If the tenant is occupying the property under an assured shorthold tenancy which expires then the tenancy will become a statutory periodic tenancy, this means that the tenancy continues on the same terms but from one rent period until the next (eg. month to month if paid monthly).
If you wish to take possession in these circumstances then you would have to serve a 21 Housing Act 1988 notice giving him two months notice with such notice to expire on the last day of a rent. It is very important that the notice is in the correct form and a simple google search for "s21 notice statutory periodic tenancy will generate a list of document providers.
If the tenant does not leave by the expiry date on the notice then you will need to apply to the court for a possession order. Provided the correct procedure has been followed in issuing the Section 21 notice, the court will have no choice but to grant the possession order so that the tenant vacates. If he does not after such an order you can apply for warrant for execution from the Court so that the bailiffs evict him.
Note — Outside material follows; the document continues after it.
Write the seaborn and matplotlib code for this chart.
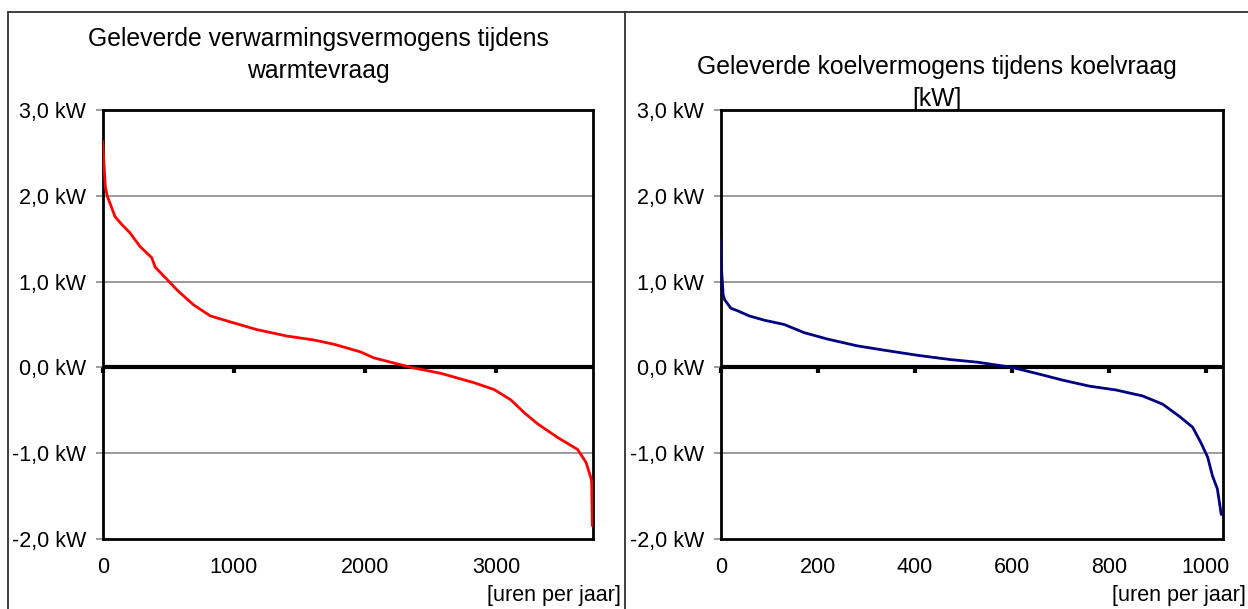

If he has persistently paid rent late then you could serve a s8 Ground 11 HOusing Act 1988 for which the notice period is only two weeks and you could do this now. If the tenant does not leave after the notice period and the Court accepts that they have persistently paid rent late then they will make an order for possession.
If you sign a new tenancy agreement with the tenant then they will have a right to possession of the property during the term of that tenancy agreement.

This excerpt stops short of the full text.